Patrick has finished her second Nationwide practice session at Daytona, moving up to a top five position on the speed chart, and is now ready for her first qualifying attempt on Friday.
While Patrick is locked into Saturday’s race based on owner points, qualifying attempts could be washed out as rain showers are forecasted to move through central Florida on Friday.
Media coverage of Patrick at Daytona seems to have overshadowed the majority of speed week events and the more than 150 drivers here for racing.
During her post-practice media session, Patrick was asked if she felt uneasy by dominating all the attention—to a point that it’s beginning to overshadow the Daytona 500.
“I have been lucky. I also cannot control how much is out there, what people say or how much they say,” said Patrick.
These statements seem scripted and, by all means, noble. But the fact is, Patrick does have control of how much is out there and may have showed that control during media coverage of her first Nationwide practice.
After securing a less-than-mediocre 26th spot on the speed charts, Patrick pulled her Go Daddy Chevrolet into Nationwide garage stall No. 23.
About 20 credentialed photographers took up station outside the garage for photo opportunities and waited for Patrick to exit the car.

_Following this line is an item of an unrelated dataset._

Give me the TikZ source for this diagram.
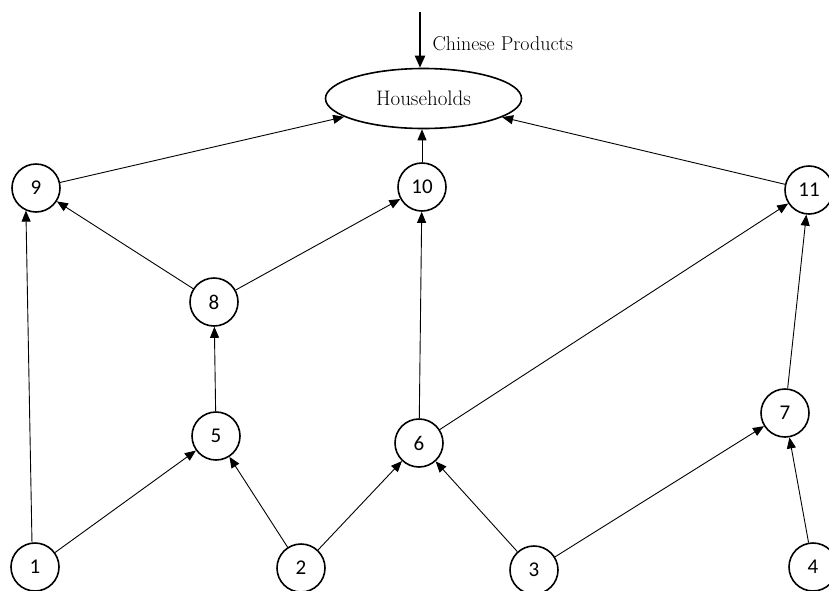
\documentclass[tikz,border=0pt]{standalone}
\usepackage{fontspec}
\newfontfamily\numfont{Carlito}
\usetikzlibrary{arrows.meta,shapes.geometric}
\begin{document}
\begin{tikzpicture}[x=1pt,y=-1pt,
  num/.style={circle,draw,line width=1.6pt,minimum size=48pt,inner sep=0pt,font=\numfont\fontsize{21}{24}\selectfont},
  edge/.style={line width=0.9pt,-{Triangle[length=11pt,width=9pt]}},
  bigarrow/.style={line width=2.2pt,-{Triangle[length=12pt,width=10pt]}}]
\useasboundingbox (0,0) rectangle (829,590);
\clip (0,0) rectangle (829,590);
\node[ellipse,draw,line width=1.6pt,minimum width=196pt,minimum height=60pt,inner sep=0pt,
  font=\fontsize{21}{24}\selectfont] (H) at (423.5,98.5) {Households};
\coordinate (top) at (420,12);
\draw[bigarrow] (top) -- (H.north -| top);
\node[anchor=west,font=\fontsize{20}{23}\selectfont] (cp) at (429,44) {Chinese Products};
\node[num] (n9) at (36,188) {9};
\node[num] (n10) at (422,187) {10};
\node[num] (n11) at (809,190) {11};
\node[num] (n8) at (214,302) {8};
\node[num] (n5) at (216,436) {5};
\node[num] (n6) at (419,443) {6};
\node[num] (n7) at (785,413) {7};
\node[num] (n1) at (35,567) {1};
\node[num] (n2) at (301,568) {2};
\node[num] (n3) at (534,570) {3};
\node[num] (n4) at (813,567) {4};
\draw[edge] (n9) -- (H);
\draw[edge] (n10) -- (H.south -| n10);
\draw[edge] (n11) -- (H);
\draw[edge] (n8) -- (n9);
\draw[edge] (n8) -- (n10);
\draw[edge] (n5) -- (n8);
\draw[edge] (n6) -- (n10);
\draw[edge] (n6) -- (n11);
\draw[edge] (n1.97) -- (n9.246);
\draw[edge] (n1) -- (n5);
\draw[edge] (n2) -- (n5);
\draw[edge] (n2) -- (n6);
\draw[edge] (n3) -- (n6);
\draw[edge] (n3) -- (n7);
\draw[edge] (n4) -- (n7);
\draw[edge] (n7) -- (n11);
\end{tikzpicture}
\end{document}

While Patrick remained in the car, NASCAR security officials moved in and forced everyone except the JR Motorsports team photographer move away from the area. The closest allowable point for a credentialed member of the media—photographer or reporter—was the area where race haulers are parked—approximately 80 feet away.
Once this event was executed, the NASCAR head of security continued enforcement of the moratorium, and an armed sentry was posted outside the garage stall.
Only then did Patrick exit the car.
Other than Patrick’s garage stall, the rest of the Nationwide garage was sparsely populated with media and/or photographers.
One could speculate it was for safety, or she’s just overwhelmed by the attention.
Or, one could speculate that if the only person with action shots of Patrick’s first venture into the Nationwide series is the team photographer, then those pictures will, at this time, bring a higher premium.
During the day, there are times that the public address system gives lap times and speeds and advertises upcoming events. It also tells NASCAR fans where they can buy their favorite driver merchandise online at NASCAR.com.
Patrick is the only driver’s name heard in this advertisement—and the only Nationwide driver who had a post-practice press conference.
It’s not the first time—and definitely won’t be the last time—that this part-time prima donna will receive treatment outside the norm of other drivers.
“If there is anything I can do to help the series, other drivers, or drag in some sponsors, I am happy to do it, and I get benefit from that, too,” said Patrick.
It’s painfully obvious that Patrick is, by far, benefiting more than any other driver or team present at Daytona this year.